GPLv3 only applies if you modify and distribute Mathesar itself, it doesn’t extend to services that simply interact with it. If a company makes changes to Mathesar and distributes that modified version, then those modifications would need to be open-sourced under GPLv3. But using Mathesar as a microservice in an enterprise stack? No problem.

We’d love to see companies upstream fixes and improvements, of course!



Does AGPL have trouble running alongside proprietary services? I always thought AGPL means that if you host the software, you have to make any changes you did available to the users. So if you host it without changes, there is no problem?

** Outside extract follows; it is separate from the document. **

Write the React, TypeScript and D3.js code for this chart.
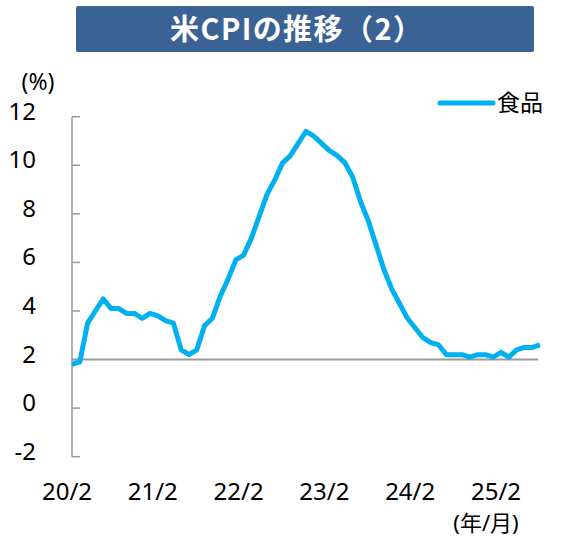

Yep, AGPL can run alongside proprietary services without issues, and if you host it without modifications, you don’t have to share anything. But if you modify it and make it available over a network, you have to provide the source to users.

Mathesar, however, is GPL, so you only need to share modifications if you actually distribute the software itself.


When I was at a big tech, the interpretation by their lawyers was that by running AGPL, we will have to open source everything in the network to users. The problem is in the definition of "Modification" - Per [AGPL](https://www.gnu.org/licenses/agpl-3.0.en.html#:~:text=To%20%...):

> "The "Corresponding Source" for a work in object code form means all the source code needed to generate, install, and (for an executable work) run the object code and to modify the work, including scripts to control those activities."

This can be interpreted as even modifying any configuration to allow the software to run on your own infrastructure. Obviously this is a very aggressive interpretation but the lawyers didn't want us to test this phrase in court so all AGPL software had a blanket ban.